1. According to the citizenship law, save very limited exceptions, every child born to an Italian parent acquires citizenship at birth, automatically.

2. However, citizenship is useless as long as it isn't officially "recognized" by the Italian state. Applicants don't apply for citizenship, they apply for recognition of pre-existing citizenship. This is a procedure where you prove to the Italian state that you are the child of an Italian citizen, and the result is official confirmation of a pre-existing status.

3. The difference between acquiring citizenship and getting recognition of your citizenship is extremely important, because recognition is only a confirmation that you have a right that was acquired at birth. Therefore, the new Decree-Law, by expressly denying recognition to people who were born an Italian citizen before the Decree-Law was enacted, is, effectively, retroactively depriving those people of a legal right they already had. This creates relevant questions of potential unconstitutionality of this aspect of the Decree-Law.

4. For achieving recognition, there's a simplified process for people under 18 years old, only requiring their parents to register their birth at an Italian consulate.

5. For people over 18, there's a lengthy and difficult process that involves proving more than just having an Italian parent. Even if one of your parents already has their citizenship recognized, you still have to prove that you descend from someone who was born in Italy, so you need to provide birth certificates all the way up to your great great grandfather who was born in 1850 at a small Italian town no one has ever heard of). If your father already proved the same thing when he got his citizenship recognized, you still have to do it all over again. They even require you to provide the marriage certificates of all your Italian ancestors, even though the law doesn't requires that your Italian parent/ancestor was married. This bunch of ridiculous requirements are imposed by internal rules of the Ministry of Interior, not by the law, and they don't make any sense: you should only need to prove that your father or mother is Italian.
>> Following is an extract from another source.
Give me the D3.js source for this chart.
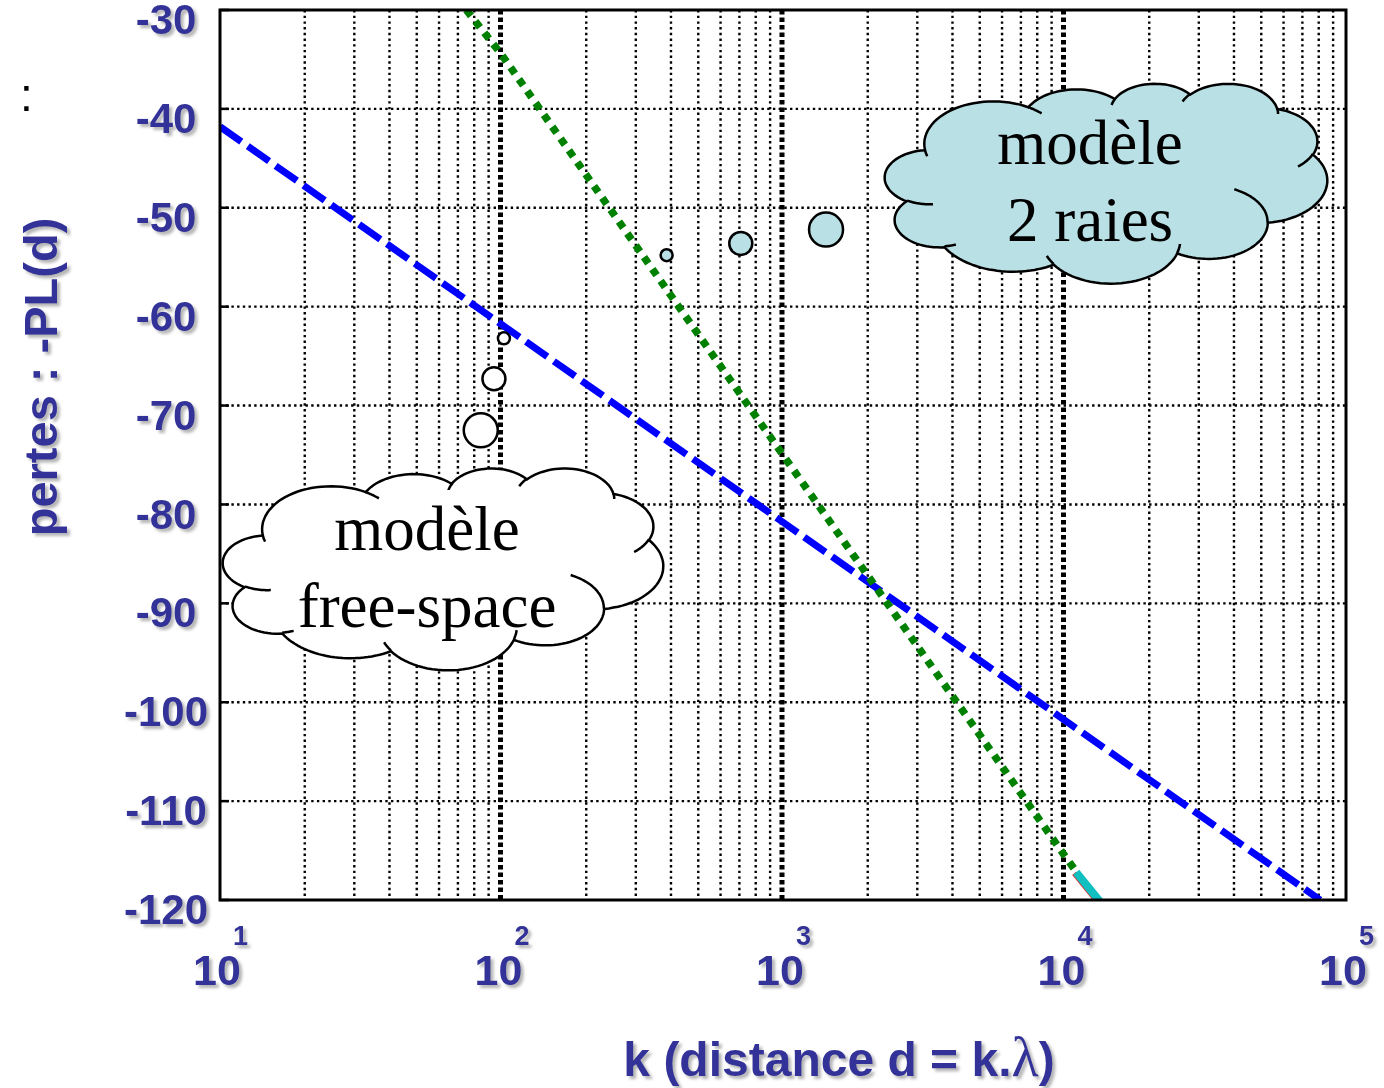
<!DOCTYPE html>
<html>
<head>
<meta charset="utf-8">
<script src="https://cdn.jsdelivr.net/npm/d3@7"></script>
<style>
  html, body { margin: 0; padding: 0; background: #fff; }
  svg { display: block; }
</style>
</head>
<body>
<div id="chart"></div>
<script>
// path loss vs distance, free-space model against the 2-ray model

// axis ticks
const xDecades = [10, 100, 1000, 10000, 100000];
const xExponents = ["1", "2", "3", "4", "5"];
const yTicks = [-30, -40, -50, -60, -70, -80, -90, -100, -110, -120];

// free-space model (blue dashed)  k, dB
const freeK = [10, 100, 1000, 10000, 81000];
const freeDb = [-41.8, -61.8, -81.8, -101.8, -120];

// 2-ray model (green dotted)
const twoRayK = [75, 100, 1000, 10000, 10800];
const twoRayDb = [-30, -34.5, -75, -115.5, -116.8];

// tail of the exact curves at the bottom edge
const tailK = [11000, 13400];
const tailDb = [-117.2, -120.2];

// thought-bubble trail circles
const bubbleFreeK = [84.4, 94, 102];
const bubbleFreeDb = [-72.5, -67.3, -63.2];
const bubbleRaysK = [386, 708, 1422];
const bubbleRaysDb = [-54.8, -53.6, -52.2];
const bubbleR = [17, 11.5, 6];
const bubbleRaysR = [6, 11.5, 17];

// clouds: box corners in data space and their text
const cloudK = [[2303, 85700], [10.25, 375]];
const cloudDb = [[-37.4, -57.6], [-76.3, -96.7]];
const cloudLines = [["modèle", "2 raies"], ["modèle", "free-space"]];
const cloudFill = ["#b9e0e4", "#ffffff"];

const W = 1384, H = 1088;
const blue = "#333399";

const svg = d3.select("#chart").append("svg")
    .attr("width", W).attr("height", H);

const defs = svg.append("defs");
const shadow = defs.append("filter").attr("id", "shadow")
    .attr("x", "-20%").attr("y", "-20%").attr("width", "140%").attr("height", "140%");
shadow.append("feDropShadow")
    .attr("dx", 3).attr("dy", 3).attr("stdDeviation", 1.6)
    .attr("flood-color", "#777").attr("flood-opacity", 0.55);

defs.append("clipPath").attr("id", "plotclip")
  .append("rect").attr("x", 220).attr("y", 10).attr("width", 1126).attr("height", 890);

const x = d3.scaleLog().domain([10, 1e5]).range([220, 1346]);
const y = d3.scaleLinear().domain([-120, -30]).range([900, 10]);

// grid
const grid = svg.append("g");
const minor = x.ticks().filter(v => xDecades.indexOf(v) < 0);
grid.selectAll(".vminor").data(minor).enter().append("line")
    .attr("x1", d => x(d)).attr("x2", d => x(d))
    .attr("y1", y(-30)).attr("y2", y(-120))
    .attr("stroke", "#000").attr("stroke-width", 2.4)
    .attr("stroke-dasharray", "2.4,3.3");

grid.selectAll(".hgrid").data(yTicks.slice(1, -1)).enter().append("line")
    .attr("x1", x(10)).attr("x2", x(1e5))
    .attr("y1", d => y(d)).attr("y2", d => y(d))
    .attr("stroke", "#000").attr("stroke-width", 2.4)
    .attr("stroke-dasharray", "2.4,3.3");

grid.selectAll(".vmajor").data(xDecades.slice(1, -1)).enter().append("line")
    .attr("x1", d => x(d) - 1).attr("x2", d => x(d) - 1)
    .attr("y1", y(-30)).attr("y2", y(-120))
    .attr("stroke", "#000").attr("stroke-width", 5)
    .attr("stroke-dasharray", "4.5,3");

// small inner ticks on the left axis
grid.selectAll(".ytick").data(yTicks).enter().append("line")
    .attr("x1", x(10)).attr("x2", x(10) + 9)
    .attr("y1", d => y(d)).attr("y2", d => y(d))
    .attr("stroke", "#000").attr("stroke-width", 2.5);

// curves
const line = d3.line().x(d => x(d[0])).y(d => y(d[1]));
const plot = svg.append("g").attr("clip-path", "url(#plotclip)");

plot.append("path")
    .datum(freeK.map((k, i) => [k, freeDb[i]]))
    .attr("d", line).attr("fill", "none")
    .attr("stroke", "#0000ff").attr("stroke-width", 7)
    .attr("stroke-dasharray", "26,8");

plot.append("path")
    .datum(twoRayK.map((k, i) => [k, twoRayDb[i]]))
    .attr("d", line).attr("fill", "none")
    .attr("stroke", "#008000").attr("stroke-width", 7.5)
    .attr("stroke-dasharray", "7.5,7");

const tail = tailK.map((k, i) => [k, tailDb[i]]);
plot.append("path").datum(tail).attr("d", line)
    .attr("transform", "translate(-2,1)")
    .attr("fill", "none").attr("stroke", "#e02020").attr("stroke-width", 5);
plot.append("path").datum(tail).attr("d", line)
    .attr("fill", "none").attr("stroke", "#10c0c0").attr("stroke-width", 8);

// bubble trails
svg.append("g").selectAll("circle").data(bubbleFreeK).enter().append("circle")
    .attr("cx", d => x(d)).attr("cy", (d, i) => y(bubbleFreeDb[i]))
    .attr("r", (d, i) => bubbleR[i])
    .attr("fill", "#fff").attr("stroke", "#000").attr("stroke-width", 2.5);

svg.append("g").selectAll("circle").data(bubbleRaysK).enter().append("circle")
    .attr("cx", d => x(d)).attr("cy", (d, i) => y(bubbleRaysDb[i]))
    .attr("r", (d, i) => bubbleRaysR[i])
    .attr("fill", cloudFill[0]).attr("stroke", "#000").attr("stroke-width", 2.5);

// cloud shape (office preset geometry, 43200 units box)
const cloudStart = [3900, 14370];
const cloudArcs = [
  [6753, 9190, -11429249, 7426832], [5333, 7267, -8646143, 5396714],
  [4365, 5945, -8748475, 5983381], [4857, 6595, -7859164, 7034504],
  [5333, 7273, -4722533, 6541615], [6775, 9220, -2776035, 7816140],
  [5785, 7867, 37501, 6842000], [6752, 9215, 1347096, 6910353],
  [7720, 10543, 3974558, 4542661], [4360, 5918, -16496525, 8804134],
  [4345, 5945, -14809710, 9151131]
];
const cloudInner = [
  [4693, 26177, 4345, 5945, 5204520, 1585770],
  [6928, 34899, 4360, 5918, 4416628, 686848],
  [16478, 39090, 6752, 9215, 8257449, 844866],
  [28827, 34751, 6752, 9215, 387196, 959901],
  [34129, 22954, 5785, 7867, -4217541, 4255042],
  [41798, 15354, 5333, 7273, 1819082, 1665090],
  [38324, 5426, 4857, 6595, -824660, 891534],
  [29078, 3952, 4857, 6595, -8950887, 1091722],
  [22141, 4720, 4365, 5945, -9809656, 1061181],
  [14000, 5192, 6753, 9190, -4002417, 739161],
  [4127, 15789, 6753, 9190, 9459261, 711490]
];

function arcTo(pt, wR, hR, st, sw, out) {
  const a0 = st / 60000 * Math.PI / 180, s = sw / 60000 * Math.PI / 180;
  const t0 = Math.atan2(wR * Math.sin(a0), hR * Math.cos(a0));
  const a1 = a0 + s;
  let t1 = Math.atan2(wR * Math.sin(a1), hR * Math.cos(a1));
  while (t1 - t0 - s > Math.PI) t1 -= 2 * Math.PI;
  while (t1 - t0 - s < -Math.PI) t1 += 2 * Math.PI;
  const cx = pt[0] - wR * Math.cos(t0), cy = pt[1] - hR * Math.sin(t0);
  for (let i = 1; i <= 30; i++) {
    const t = t0 + (t1 - t0) * i / 30;
    out.push([cx + wR * Math.cos(t), cy + hR * Math.sin(t)]);
  }
  return out[out.length - 1];
}

function cloudPaths(x0, y0, w, h) {
  const sx = v => x0 + v * w / 43200, sy = v => y0 + v * h / 43200;
  const toD = pts => "M" + pts.map(p => sx(p[0]).toFixed(1) + "," + sy(p[1]).toFixed(1)).join("L");
  let pts = [cloudStart], cur = cloudStart;
  cloudArcs.forEach(a => { cur = arcTo(cur, a[0], a[1], a[2], a[3], pts); });
  const outline = toD(pts) + "Z";
  const inner = cloudInner.map(a => {
    const p = [[a[0], a[1]]];
    arcTo(p[0], a[2], a[3], a[4], a[5], p);
    return toD(p);
  }).join("");
  return [outline, inner];
}

cloudK.forEach((ks, i) => {
  const x0 = x(ks[0]), x1 = x(ks[1]);
  const y0 = y(cloudDb[i][0]), y1 = y(cloudDb[i][1]);
  const p = cloudPaths(x0, y0, x1 - x0, y1 - y0);
  const g = svg.append("g");
  g.append("path").attr("d", p[0])
      .attr("fill", cloudFill[i]).attr("stroke", "#000").attr("stroke-width", 2.5);
  g.append("path").attr("d", p[1])
      .attr("fill", "none").attr("stroke", "#000").attr("stroke-width", 2.5);
  const cx = (x0 + x1) / 2 - 16, cy = (y0 + y1) / 2;
  g.selectAll("text").data(cloudLines[i]).enter().append("text")
      .attr("x", cx).attr("y", (d, j) => cy - 19 + j * 77)
      .attr("text-anchor", "middle")
      .attr("font-family", "'Liberation Serif', 'Times New Roman', serif")
      .attr("font-size", 63).attr("fill", "#000")
      .text(d => d);
});

// plot frame
svg.append("rect")
    .attr("x", x(10)).attr("y", y(-30))
    .attr("width", x(1e5) - x(10)).attr("height", y(-120) - y(-30))
    .attr("fill", "none").attr("stroke", "#000").attr("stroke-width", 3);

// tick labels
const labels = svg.append("g").attr("filter", "url(#shadow)")
    .attr("font-family", "'Liberation Sans', Arial, sans-serif")
    .attr("font-weight", "bold").attr("fill", blue);

labels.selectAll(".ylab").data(yTicks).enter().append("text")
    .attr("x", 166).attr("y", d => y(d) + 13)
    .attr("text-anchor", "middle").attr("dominant-baseline", "middle")
    .attr("font-size", 42)
    .text(d => d);

labels.selectAll(".xlab").data(xDecades).enter().append("text")
    .attr("x", d => x(d) - 3).attr("y", 985)
    .attr("text-anchor", "middle").attr("font-size", 43)
    .text("10");

labels.selectAll(".xexp").data(xDecades).enter().append("text")
    .attr("x", d => x(d) + 13).attr("y", 945)
    .attr("font-size", 27)
    .text((d, i) => xExponents[i]);

// axis titles
const xt = labels.append("text")
    .attr("x", 839).attr("y", 1076)
    .attr("text-anchor", "middle").attr("font-size", 48);
xt.append("tspan").text("k (distance d = k.");
xt.append("tspan").attr("font-family", "'Liberation Serif', 'Times New Roman', serif")
    .attr("font-weight", "normal").attr("font-size", 56).text("λ");
xt.append("tspan").text(")");

labels.append("text")
    .attr("transform", "translate(57,377) rotate(-90)")
    .attr("text-anchor", "middle").attr("font-size", 47)
    .text("pertes : -PL(d)");

// cut-off fragment at the top left of the slide
svg.append("text")
    .attr("x", 20).attr("y", 111)
    .attr("font-family", "'Liberation Sans', Arial, sans-serif")
    .attr("font-size", 46).attr("fill", "#000")
    .text(":");
</script>
</body>
</html>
This is intentional: it's the way Italian governments limit access to Italian citizenship, circumventing their very generous citizenship law.

6. With the new Decree-Law, they're finally being honest about their intentions to limit Italian citizenship. However, it's very questionable that, in doing so, they deprive people who were born Italian of their citizenship, retroactively. Sure, the law may have been too generous, but you can't simply take back what you already gave.
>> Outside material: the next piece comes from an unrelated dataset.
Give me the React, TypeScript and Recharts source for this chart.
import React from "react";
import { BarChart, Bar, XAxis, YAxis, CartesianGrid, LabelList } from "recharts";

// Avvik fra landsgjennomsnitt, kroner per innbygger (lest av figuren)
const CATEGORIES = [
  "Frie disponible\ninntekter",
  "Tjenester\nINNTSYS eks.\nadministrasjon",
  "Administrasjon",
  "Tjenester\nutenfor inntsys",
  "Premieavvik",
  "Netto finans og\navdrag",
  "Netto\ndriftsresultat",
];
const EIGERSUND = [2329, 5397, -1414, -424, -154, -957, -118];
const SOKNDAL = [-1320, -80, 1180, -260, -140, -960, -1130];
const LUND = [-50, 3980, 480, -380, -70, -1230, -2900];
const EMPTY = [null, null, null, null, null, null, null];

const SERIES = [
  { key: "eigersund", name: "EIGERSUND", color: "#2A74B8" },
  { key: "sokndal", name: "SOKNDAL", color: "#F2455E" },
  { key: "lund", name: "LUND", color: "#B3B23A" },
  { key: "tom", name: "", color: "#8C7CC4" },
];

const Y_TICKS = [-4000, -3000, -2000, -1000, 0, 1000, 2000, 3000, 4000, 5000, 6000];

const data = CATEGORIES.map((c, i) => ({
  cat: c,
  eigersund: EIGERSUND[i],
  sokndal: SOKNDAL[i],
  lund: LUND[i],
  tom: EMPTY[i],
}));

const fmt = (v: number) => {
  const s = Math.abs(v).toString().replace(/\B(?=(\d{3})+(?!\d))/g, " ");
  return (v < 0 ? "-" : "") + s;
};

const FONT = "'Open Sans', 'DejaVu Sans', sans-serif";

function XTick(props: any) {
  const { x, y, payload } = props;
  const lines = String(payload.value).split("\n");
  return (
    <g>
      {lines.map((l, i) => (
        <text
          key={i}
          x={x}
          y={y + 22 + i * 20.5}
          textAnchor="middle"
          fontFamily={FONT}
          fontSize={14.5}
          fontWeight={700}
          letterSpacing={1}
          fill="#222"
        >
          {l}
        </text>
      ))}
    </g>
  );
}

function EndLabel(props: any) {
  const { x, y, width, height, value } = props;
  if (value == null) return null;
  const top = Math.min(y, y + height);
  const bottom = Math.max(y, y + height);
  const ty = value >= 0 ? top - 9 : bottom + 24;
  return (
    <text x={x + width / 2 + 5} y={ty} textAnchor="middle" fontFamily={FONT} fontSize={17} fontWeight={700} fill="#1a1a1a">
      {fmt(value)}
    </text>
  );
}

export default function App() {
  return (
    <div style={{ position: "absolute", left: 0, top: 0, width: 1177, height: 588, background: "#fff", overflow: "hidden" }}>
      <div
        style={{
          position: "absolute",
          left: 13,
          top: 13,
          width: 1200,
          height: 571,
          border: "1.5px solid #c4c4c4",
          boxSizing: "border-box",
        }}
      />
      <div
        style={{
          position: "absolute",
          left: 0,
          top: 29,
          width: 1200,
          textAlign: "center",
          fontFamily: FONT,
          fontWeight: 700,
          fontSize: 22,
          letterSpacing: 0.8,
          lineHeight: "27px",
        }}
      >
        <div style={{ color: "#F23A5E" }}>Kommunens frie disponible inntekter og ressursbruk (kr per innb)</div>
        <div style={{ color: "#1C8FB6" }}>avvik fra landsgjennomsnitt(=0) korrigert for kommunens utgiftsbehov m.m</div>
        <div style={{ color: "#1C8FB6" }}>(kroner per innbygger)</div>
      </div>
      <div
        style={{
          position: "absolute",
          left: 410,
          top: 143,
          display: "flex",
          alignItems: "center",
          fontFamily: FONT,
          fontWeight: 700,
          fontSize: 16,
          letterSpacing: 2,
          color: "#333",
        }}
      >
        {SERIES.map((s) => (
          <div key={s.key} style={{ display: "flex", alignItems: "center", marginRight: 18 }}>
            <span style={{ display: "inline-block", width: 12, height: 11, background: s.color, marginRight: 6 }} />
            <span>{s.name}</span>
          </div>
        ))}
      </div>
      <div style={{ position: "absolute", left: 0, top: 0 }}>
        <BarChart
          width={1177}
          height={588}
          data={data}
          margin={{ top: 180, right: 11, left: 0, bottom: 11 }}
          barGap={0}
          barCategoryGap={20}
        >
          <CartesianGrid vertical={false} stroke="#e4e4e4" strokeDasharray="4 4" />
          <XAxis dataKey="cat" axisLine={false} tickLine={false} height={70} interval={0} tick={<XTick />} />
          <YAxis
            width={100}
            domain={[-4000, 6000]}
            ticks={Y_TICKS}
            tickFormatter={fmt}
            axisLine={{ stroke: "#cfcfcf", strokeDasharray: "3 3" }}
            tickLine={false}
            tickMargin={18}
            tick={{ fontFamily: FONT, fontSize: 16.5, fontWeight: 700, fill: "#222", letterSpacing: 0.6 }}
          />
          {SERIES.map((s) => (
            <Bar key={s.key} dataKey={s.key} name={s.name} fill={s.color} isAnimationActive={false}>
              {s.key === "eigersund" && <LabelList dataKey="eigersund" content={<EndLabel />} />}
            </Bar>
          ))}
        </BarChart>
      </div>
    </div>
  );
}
7. As final commentary, Italy has an ageing population and, whether they like it or not, they need immigration to sustain the country's demographics. This reform deprives people with an Italian heritage, who are mostly South Americans, romance-speaking and with a Catholic background, and often coming from a well-educated middle to upper class, from the possibility to migrate to Italy. Rejecting the migrants that would most easily adapt to Italian culture and language will come back to bite them.